Nevertheless, on Saturday Francis described proselytising as a “great sin” against ecumenism telling priests and religious that they must never seek to convert orthodox. And in the evening he went to the cathedral in Mtskheta, the area where Christianity took root in the country in the 4th century.
"The holy tunic, a mystery of unity, exhorts us to feel deep pain over the historical divisions which have arisen among Christians: these are the true and real lacerations that wound the Lord's flesh," the Pope said in the cathedral.
Here he also lit candles alongside the Orthodox Patriarch, Ilia II, with the two bowing their heads in prayer alongside each other.

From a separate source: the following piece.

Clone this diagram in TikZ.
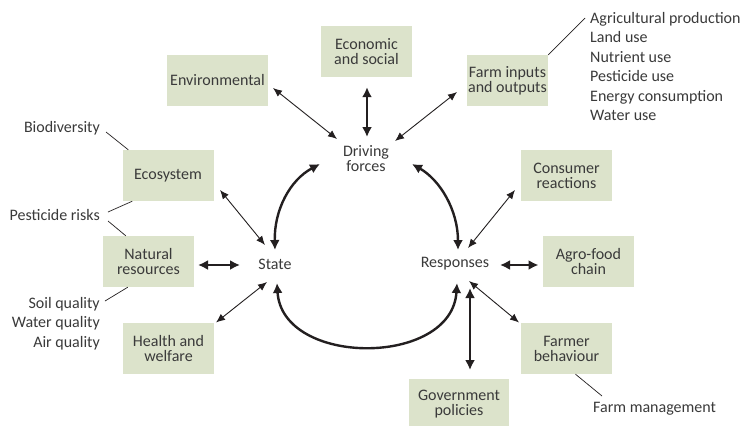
\documentclass[tikz,border=0pt]{standalone}
\usepackage{fontspec}
\setmainfont{Carlito}
\usetikzlibrary{arrows.meta,calc}
\definecolor{boxgreen}{HTML}{DCE3CB}
\definecolor{txt}{HTML}{3A3A3A}
\definecolor{arr}{HTML}{231F20}
\begin{document}
\begin{tikzpicture}[x=1pt,y=-1pt,
  every node/.style={text=txt},
  box/.style={fill=boxgreen, minimum width=91pt, minimum height=51pt, inner sep=0pt, align=center, font=\fontsize{16}{15}\selectfont},
  lbl/.style={inner sep=0pt, align=center, font=\fontsize{16}{15}\selectfont},
  lst/.style={inner sep=0pt, font=\fontsize{16}{19.5}\selectfont},
  thinarr/.style={draw=arr, line width=0.9pt, {Latex[length=9pt,width=7.5pt]}-{Latex[length=9pt,width=7.5pt]}},
  thickarr/.style={draw=arr, line width=2.4pt, {Latex[length=10pt,width=10pt]}-{Latex[length=10pt,width=10pt]}},
  note/.style={draw=arr, line width=0.7pt}]
\fill[white] (0,0) rectangle (753,426);
\useasboundingbox (0,0) rectangle (753,426);

% boxes
\node[box, minimum width=101pt] (env) at (217.5,80.5) {Environmental};
\node[box] (eco) at (366.5,51.5) {Economic\\and social};
\node[box, minimum width=81pt] (farm) at (507.5,80.5) {Farm inputs\\and outputs};
\node[box] (ecosys) at (168,175.5) {Ecosystem};
\node[box] (nat) at (148.5,261.5) {Natural\\resources};
\node[box] (hw) at (168.5,348.5) {Health and\\welfare};
\node[box] (cons) at (566.5,175.5) {Consumer\\reactions};
\node[box] (agro) at (588.5,261.5) {Agro-food\\chain};
\node[box] (farmer) at (566.5,348.5) {Farmer\\behaviour};
\node[box, minimum width=100pt] (gov) at (459,404) {Government\\policies};

% central labels
\node[lbl] (drv) at (366,159) {Driving\\forces};
\node[lbl] (state) at (275,264) {State};
\node[lbl] (resp) at (455,264) {Responses};

% annotations
\node[lst, anchor=east] (bio) at (100,128) {Biodiversity};
\node[lst, anchor=east] (pest) at (100,215) {Pesticide risks};
\node[lst, anchor=north east, align=right] (soil) at (100,297) {Soil quality\\Water quality\\Air quality};
\node[lst, anchor=north west, align=left] (agri) at (590,12) {Agricultural production\\Land use\\Nutrient use\\Pesticide use\\Energy consumption\\Water use};
\node[lst, anchor=west] (fm) at (593,409) {Farm management};

\draw[note] ($(bio.east)+(6,4)$) -- ($(ecosys.north west)+(6,0)$);
\draw[note] ($(pest.east)+(8,-3)$) -- ($(ecosys.south west)+(10,0)$);
\draw[note] ($(pest.east)+(8,6)$) -- ($(nat.north west)+(23,0)$);
\draw[note] ($(soil.north east)+(5,4)$) -- ($(nat.south west)+(25,0)$);
\draw[note] ($(agri.north west)+(-5,6)$) -- ($(farm.north east)+(0,0)$);
\draw[note] ($(farmer.south)+(9,0)$) -- ($(fm.west)+(9,-13)$);

% thin arrows
\draw[thinarr] ($(env.center)+(55.5,7.5)$) -- ($(drv.center)+(-29,-20)$);
\draw[thinarr] ($(farm.center)+(-50.5,11.5)$) -- ($(drv.center)+(29,-18)$);
\draw[thinarr] ($(ecosys.center)+(52,14.5)$) -- ($(state.center)+(-10,-19)$);
\draw[thinarr] ($(hw.center)+(47.5,-26)$) -- ($(state.center)+(-8,18)$);
\draw[thinarr] ($(cons.center)+(-51.5,14.5)$) -- ($(resp.center)+(13,-16)$);
\draw[thinarr] ($(farmer.center)+(-47.5,-26)$) -- ($(resp.center)+(14,17)$);

% thick arrows
\draw[thickarr] ($(eco.south)+(0.5,10)$) -- ($(drv.center)+(1,-22)$);
\draw[thickarr] ($(nat.center)+(49.5,3.5)$) -- ($(state.center)+(-35,1)$);
\draw[thickarr] ($(resp.center)+(45,1)$) -- ($(agro.center)+(-50,3.5)$);
\draw[thickarr] ($(resp.center)+(15,24)$) -- ($(gov.center)+(11,-34)$);

% curved thick arrows
\draw[thickarr] ($(drv.center)+(-46,5)$) .. controls (290,180) and (274,210) .. ($(state.center)+(0,-14)$);
\draw[thickarr] ($(drv.center)+(46,5)$) .. controls (440,180) and (458,210) .. ($(resp.center)+(3,-14)$);
\draw[thickarr] ($(state.center)+(2,19)$) .. controls (282,367) and (452,367) .. ($(resp.center)+(2,19)$);
\end{tikzpicture}
\end{document}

This followed a meeting between the leaders on Friday where they toasted each other with the patriarch saying Francis’ visit would improve relations between the churches while describing the Pope as a "dear brother.”
During his homily at the Mass on Saturday, the Pope discussed the importance of women for the Church citing the female figure of Saint Nino, who brought the Christian faith to Georgia.
Quoting Saint Therese of Lisieux the Pope said women love God in greater numbers than men and that: “here in Georgia there are a great number of grandmothers and mothers who unceasingly defend and pass on the faith.”
There were, however, only a few thousand in the stadium to hear his words even though organisers had expected it fill to its capacity of 27,000. The low numbers were a surprise given it was a beautifully sunny day in Tbilisi.
The division between Christianity in the east and west dates back to the Great Schism of 1054 when the church split over a row about the trinity and the authority of the Pope. The latter issue is the main sticking point today.
Tomorrow, Francis continues his visit by travelling to Baku, the capital of Azerbaijan, a Muslim majority country: here, he is due to take part in an inter-faith gathering and meet with one of the most important figures in global Islam, the Grand Mufti of the Caucasus, Allahshukur Pashazadeh.